Cette bombe à retardement économique que l'Etat doit désamorcer

Au printemps, la première vague de l’épidémie de Covid-19 a déclenché une forte hausse de la dette brute des entreprises : les flux de crédits atteignent 170 milliards d’euros depuis février en France.

Certes, ces sommes sont loin d’avoir été consommées et ont souvent été stockées sous forme de réserves de liquidités, ce qui fait que la dette nette, en prenant en compte la trésorerie, est stable. Mais cette « dette pandémique » ne correspond pas à un effort d’investissement, gage de revenus futurs. C’est une dette de précaution, se substituant à des revenus perdus sans doute irrévocablement. Ces pertes ne se sont généralement pas encore matérialisées dans les comptes des entreprises, grâce notamment au report de charges. C’est une dette de survie, nécessaire mais improductive.

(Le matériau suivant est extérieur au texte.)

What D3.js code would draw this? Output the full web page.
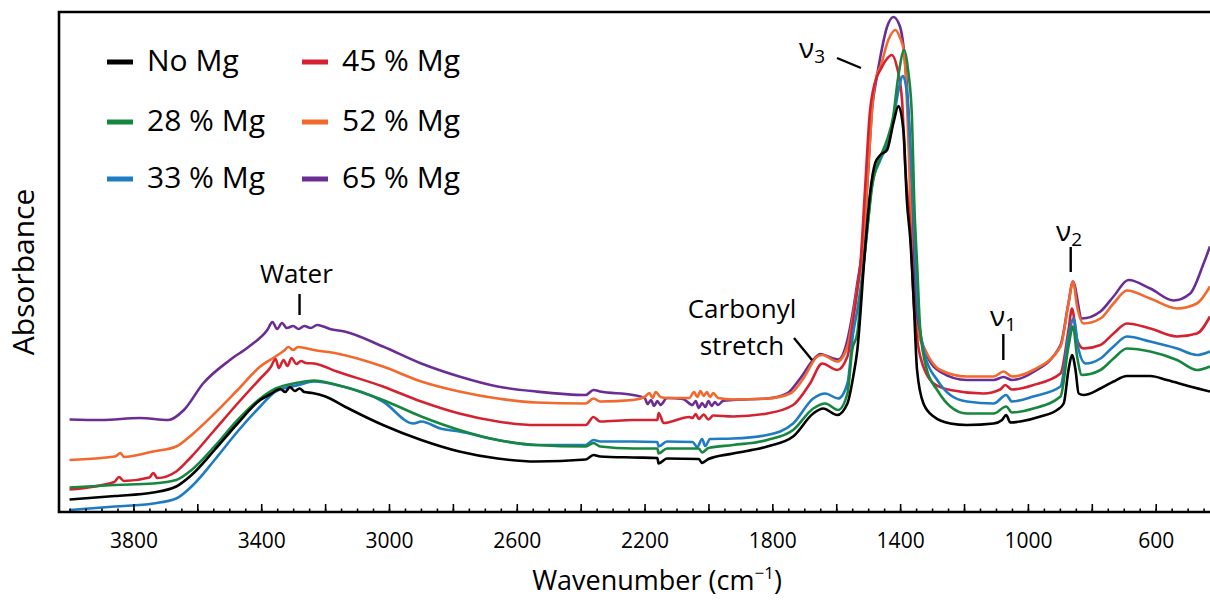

Pourquoi nécessaire ? Parce que le risque de la « zombification » – le soutien excessif d’entreprises qui ne seraient pas viables – pointé par certains économistes ne tient pas dans les circonstances actuelles.

Pour l’heure, on constate une baisse du nombre de faillites, qui reflète la protection des prêts garantis par l’Etat (PGE) ou du moratoire sur les remboursements des prêts bancaires.

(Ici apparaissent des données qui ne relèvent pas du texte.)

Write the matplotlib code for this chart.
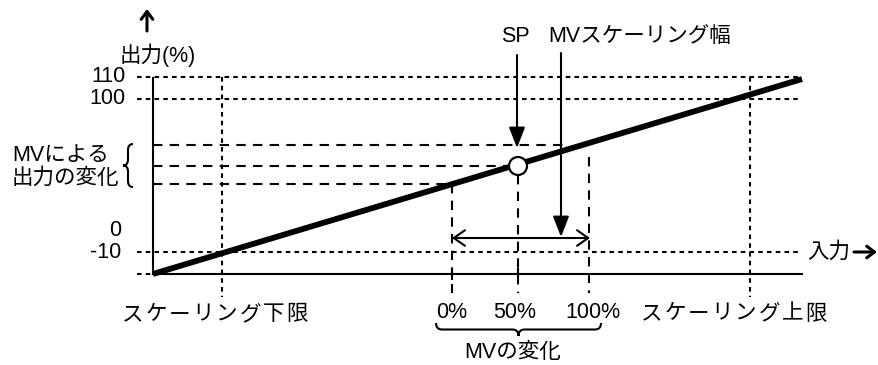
import matplotlib
matplotlib.use("Agg")
import matplotlib.pyplot as plt
from matplotlib.path import Path
from matplotlib.patches import PathPatch, Circle

plt.rcParams['font.family'] = ['Liberation Sans', 'Noto Sans CJK JP', 'DejaVu Sans']

# ---- content ----
y_tick_labels = ["110", "100", "0", "-10"]
x_tick_labels = ["0%", "50%", "100%"]
y_axis_title = "出力(%)"
x_axis_title = "入力"
lower_label = "スケーリング下限"
upper_label = "スケーリング上限"
sp_label = "SP"
mv_width_label = "MVスケーリング幅"
mv_out_label = ["MVによる", "出力の変化"]
mv_change_label = "MVの変化"

# ---- layout (diagram coordinates, pixels, y downward) ----
W, H = 879, 365
x_axis_y = 274
y_axis_x = 153
right_end = 802
guide_left = 137
y_levels = [77, 99, 230, 252]          # positions for y tick labels
dotted_h = [77, 99, 252]
dotted_v = [222, 750]
mv_out_levels = [145, 166, 184]
mv_out_ends = [568, 509, 452]
mv_x = [452, 518, 589]
mv_x_tops = [184, 175, 157]
line_start = (153, 274)
line_end = (802, 79)
sp_pt = (518, 166)

fig = plt.figure(figsize=(W / 100, H / 100), dpi=100)
ax = fig.add_axes([0, 0, 1, 1])
ax.set_xlim(0, W)
ax.set_ylim(H, 0)
ax.axis('off')

thin = 1.5
dot_style = (0, (2.2, 2.0))
dash_style = (0, (4.5, 3.5))
fs = 15.5

# axes
ax.plot([y_axis_x, y_axis_x], [dotted_h[0], x_axis_y], color='k', lw=thin, solid_capstyle='butt')
ax.plot([y_axis_x, right_end], [x_axis_y, x_axis_y], color='k', lw=thin)

# dotted guides
for yy in dotted_h:
    ax.plot([guide_left, right_end], [yy, yy], color='k', lw=thin, ls=dot_style)
ax.plot([guide_left, y_axis_x], [x_axis_y, x_axis_y], color='k', lw=thin, ls=dot_style)
for xx in dotted_v:
    ax.plot([xx, xx], [dotted_h[0], 297], color='k', lw=thin, ls=dot_style)

# dashed MV guides
for yy, xe in zip(mv_out_levels, mv_out_ends):
    ax.plot([y_axis_x, xe], [yy, yy], color='k', lw=thin, ls=dash_style)
for xx, yt in zip(mv_x, mv_x_tops):
    ax.plot([xx, xx], [yt, 293], color='k', lw=thin, ls=dash_style)
for xx in mv_x[:2]:
    ax.plot([xx, xx], [x_axis_y - 5, x_axis_y + 5], color='k', lw=thin)

# main characteristic line
ax.plot([line_start[0], line_end[0]], [line_start[1], line_end[1]], color='k', lw=4.2,
        solid_capstyle='butt', zorder=5)

# SP point
ax.add_patch(Circle(sp_pt, 9, facecolor='white', edgecolor='k', lw=1.6, zorder=6))

# arrows
ax.annotate('', xy=(517, 148), xytext=(517, 55),
            arrowprops=dict(arrowstyle='-|>,head_length=0.9,head_width=0.35', color='k', lw=thin,
                            shrinkA=0, shrinkB=0, mutation_scale=14))
ax.annotate('', xy=(561, 237), xytext=(561, 53),
            arrowprops=dict(arrowstyle='-|>,head_length=0.9,head_width=0.35', color='k', lw=thin,
                            shrinkA=0, shrinkB=0, mutation_scale=14))
ax.annotate('', xy=(452, 238), xytext=(590, 238),
            arrowprops=dict(arrowstyle='<->,head_length=0.5,head_width=0.35', color='k', lw=thin,
                            shrinkA=0, shrinkB=0, mutation_scale=16))
ax.annotate('', xy=(147, 9), xytext=(147, 31),
            arrowprops=dict(arrowstyle='->,head_length=0.4,head_width=0.3', color='k', lw=2.2,
                            shrinkA=0, shrinkB=0, mutation_scale=14))
ax.annotate('', xy=(877, 252), xytext=(854, 252),
            arrowprops=dict(arrowstyle='->,head_length=0.4,head_width=0.3', color='k', lw=2.2,
                            shrinkA=0, shrinkB=0, mutation_scale=14))

# texts
ax.text(158, 55, y_axis_title, fontsize=fs, ha='center', va='center')
for lab, yy in zip(y_tick_labels, y_levels):
    xr = 126 if lab in ("110", "100") else 121
    ax.text(xr, yy, lab, fontsize=fs, ha='right', va='center')
ax.text(807, 252, x_axis_title, fontsize=fs, ha='left', va='center')
ax.text(515, 37, sp_label, fontsize=fs, ha='center', va='center')
ax.text(548, 37, mv_width_label, fontsize=fs, ha='left', va='center')
ax.text(12, 155, mv_out_label[0], fontsize=fs, ha='left', va='center')
ax.text(12, 178, mv_out_label[1], fontsize=fs, ha='left', va='center')
for lab, xx in zip(x_tick_labels, [452, 515, 593]):
    ax.text(xx, 313, lab, fontsize=fs, ha='center', va='center')
ax.text(513, 353, mv_change_label, fontsize=fs, ha='center', va='center')


def spaced_text(cx, cy, s, pitch):
    n = len(s)
    x0 = cx - pitch * (n - 1) / 2
    for i, ch in enumerate(s):
        ax.text(x0 + i * pitch, cy, ch, fontsize=fs, ha='center', va='center')


spaced_text(215, 315, lower_label, 23.5)
spaced_text(734, 314, upper_label, 23.5)

# braces
def vbrace(x_tip, x_end, y0, y1):
    ym = (y0 + y1) / 2
    xm = (x_tip + x_end) / 2
    verts = [(x_end, y0), (xm, y0), (xm, y0 + 6),
             (xm, ym - 6),
             (xm, ym), (x_tip, ym),
             (xm, ym), (xm, ym + 6),
             (xm, y1 - 6),
             (xm, y1), (x_end, y1)]
    codes = [Path.MOVETO, Path.CURVE3, Path.CURVE3, Path.LINETO,
             Path.CURVE3, Path.CURVE3, Path.CURVE3, Path.CURVE3,
             Path.LINETO, Path.CURVE3, Path.CURVE3]
    ax.add_patch(PathPatch(Path(verts, codes), fill=False, lw=thin, edgecolor='k'))


def hbrace(x0, x1, y_end, y_tip):
    xm = (x0 + x1) / 2
    ym = (y_end + y_tip) / 2
    verts = [(x0, y_end), (x0, ym), (x0 + 6, ym),
             (xm - 6, ym),
             (xm, ym), (xm, y_tip),
             (xm, ym), (xm + 6, ym),
             (x1 - 6, ym),
             (x1, ym), (x1, y_end)]
    codes = [Path.MOVETO, Path.CURVE3, Path.CURVE3, Path.LINETO,
             Path.CURVE3, Path.CURVE3, Path.CURVE3, Path.CURVE3,
             Path.LINETO, Path.CURVE3, Path.CURVE3]
    ax.add_patch(PathPatch(Path(verts, codes), fill=False, lw=thin, edgecolor='k'))


vbrace(123, 133, 144, 187)
hbrace(436, 601, 323, 336)

fig.savefig('out.png', dpi=100)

Mais le jugement final sur la viabilité des firmes les plus touchées ne sera possible que lorsqu’un vaccin aura permis de dégager l’horizon sanitaire. Que le gouvernement étende jusqu’à la mi-2021 l’accès aux PGE fait sens.

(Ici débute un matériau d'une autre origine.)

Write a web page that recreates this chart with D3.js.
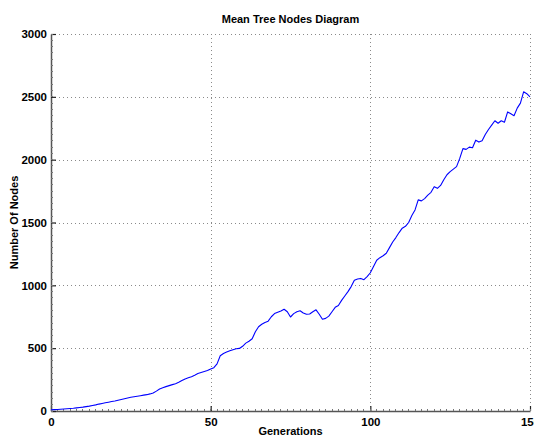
<!DOCTYPE html>
<html>
<head>
<meta charset="utf-8">
<script src="https://cdn.jsdelivr.net/npm/d3@7"></script>
<style>
  html, body { margin: 0; padding: 0; background: #fff; }
  svg { display: block; }
  text { font-family: "Liberation Sans", Arial, Helvetica, sans-serif; font-weight: bold; fill: #000; }
</style>
</head>
<body>
<svg id="chart" width="534" height="437"></svg>
<script>
// Mean number of tree nodes per generation (generation 0..150)
const generations = d3.range(0, 151);
const meanNodes = [
  10, 11, 12, 14, 16, 18, 20, 22, 25, 28,
  31, 35, 39, 44, 49, 55, 60, 65, 70, 75,
  80, 86, 92, 98, 104, 110, 114, 118, 122, 126,
  130, 136, 143, 158, 175, 185, 194, 202, 210, 217,
  228, 242, 255, 264, 273, 285, 298, 306, 314, 322,
  335, 345, 375, 440, 458, 470, 480, 488, 495, 498,
  515, 540, 555, 575, 630, 670, 690, 705, 715, 750,
  775, 785, 795, 810, 790, 748, 775, 790, 798, 780,
  770, 772, 790, 805, 770, 730, 737, 755, 790, 825,
  840, 880, 915, 950, 990, 1040, 1050, 1055, 1045, 1070,
  1100, 1150, 1200, 1220, 1235, 1255, 1300, 1345, 1380, 1420,
  1455, 1470, 1500, 1555, 1600, 1680, 1672, 1690, 1718, 1740,
  1785, 1772, 1795, 1840, 1880, 1905, 1925, 1945, 2010, 2088,
  2082, 2100, 2095, 2155, 2140, 2150, 2200, 2240, 2275, 2310,
  2290, 2310, 2298, 2380, 2365, 2350, 2410, 2450, 2540, 2525,
  2500
];
const xTicks = [0, 50, 100, 150];
const yTicks = [0, 500, 1000, 1500, 2000, 2500, 3000];

const titleText = "Mean Tree Nodes Diagram";
const xLabel = "Generations";
const yLabel = "Number Of Nodes";

const svg = d3.select("#chart");
const margin = { top: 34, right: 4, bottom: 26, left: 51 };
const W = 534, H = 437;

const x = d3.scaleLinear().domain([0, 150]).range([margin.left, W - margin.right]);
const y = d3.scaleLinear().domain([0, 3000]).range([H - margin.bottom, margin.top]);

const x0 = x(0), x1 = x(150), y0 = y(0), y1 = y(3000);

// Dotted grid
const grid = svg.append("g").attr("stroke", "#8a8a8a").attr("stroke-width", 1)
  .attr("stroke-dasharray", "1,3").attr("shape-rendering", "crispEdges");
grid.selectAll("line.v").data(xTicks.slice(1)).join("line")
  .attr("x1", d => Math.round(x(d)) + 0.5).attr("x2", d => Math.round(x(d)) + 0.5)
  .attr("y1", y1).attr("y2", y0);
grid.selectAll("line.h").data(yTicks.slice(1)).join("line")
  .attr("x1", x0).attr("x2", x1)
  .attr("y1", d => Math.round(y(d)) + 0.5).attr("y2", d => Math.round(y(d)) + 0.5);

// Axes with inward ticks, plain integer labels
const fmt = d3.format("d");
const xAxis = d3.axisBottom(x).tickValues(xTicks).tickFormat(fmt).tickSizeInner(-5).tickSizeOuter(0).tickPadding(9);
const yAxis = d3.axisLeft(y).tickValues(yTicks).tickFormat(fmt).tickSizeInner(-5).tickSizeOuter(0).tickPadding(9);

const gx = svg.append("g").attr("transform", `translate(0,${y0})`).call(xAxis);
const gy = svg.append("g").attr("transform", `translate(${x0},0)`).call(yAxis);
[gx, gy].forEach(g => {
  g.select(".domain").attr("stroke", "#555").attr("stroke-width", 1.5);
  g.selectAll(".tick line").attr("stroke", "#222").attr("stroke-width", 1.2);
  g.selectAll(".tick text").attr("font-size", 11.5).attr("font-weight", "bold")
    .attr("font-family", "'Liberation Sans', Arial, sans-serif").attr("fill", "#000");
});
gy.selectAll(".tick text").attr("dx", 5).attr("dy", "0.32em");
gx.selectAll(".tick text").attr("dy", "0.5em");

// Minor ticks along the two axes
const minor = svg.append("g").attr("stroke", "#777").attr("stroke-width", 1).attr("shape-rendering", "crispEdges");
minor.selectAll("line.mx").data(d3.range(0, 151, 2)).join("line")
  .attr("x1", d => x(d)).attr("x2", d => x(d)).attr("y1", y0).attr("y2", y0 - 2);
minor.selectAll("line.my").data(d3.range(0, 3001, 50)).join("line")
  .attr("x1", x0).attr("x2", x0 + 2).attr("y1", d => y(d)).attr("y2", d => y(d));

// Data line
const line = d3.line().x((d, i) => x(generations[i])).y(d => y(d));
svg.append("path").datum(meanNodes)
  .attr("fill", "none").attr("stroke", "#0000ff").attr("stroke-width", 1.1)
  .attr("stroke-linejoin", "round").attr("d", line);

// Title and axis labels
svg.append("text").attr("x", (x0 + x1) / 2).attr("y", 23).attr("text-anchor", "middle")
  .attr("font-size", 11).text(titleText);
svg.append("text").attr("x", (x0 + x1) / 2).attr("y", 435).attr("text-anchor", "middle")
  .attr("font-size", 11).text(xLabel);
svg.append("text").attr("transform", `translate(18,${(y0 + y1) / 2}) rotate(-90)`)
  .attr("text-anchor", "middle").attr("font-size", 11).text(yLabel);
</script>
</body>
</html>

C’est le potentiel de croissance qui serait touché si des entreprises saines étaient condamnées. Le risque bien sûr est que l’augmentation continue de la dette vienne obérer la reprise, dans un contexte où les entreprises françaises sont déjà très endettées par rapport à leurs concurrentes étrangères (voir graphique). Elargir les délais de remboursement des PGE et en allonger la durée est une réponse utile.

Mais deux autres voies méritent d’être explorées si la crise devait s’accentuer. La première est la conversion de certaines dettes en prises de participation. C’est une approche complexe pour les banques qui portent ces prêts. Cela impliquerait une ingénierie financière encore à définir et supposerait le maintien dans le temps des garanties de l’Etat.

La seconde n’est concevable qu’au niveau de la zone euro : la Banque centrale européenne (BCE) pourrait acquérir certains prêts en ajoutant cette classe d’actifs à son programme de rachat d’obligations d’Etat et d’entreprises. Cela inciterait les banques à maintenir leur soutien aux entreprises en transférant le risque vers la BCE. Qui aurait sans doute besoin d’une forme de garantie par les Etats.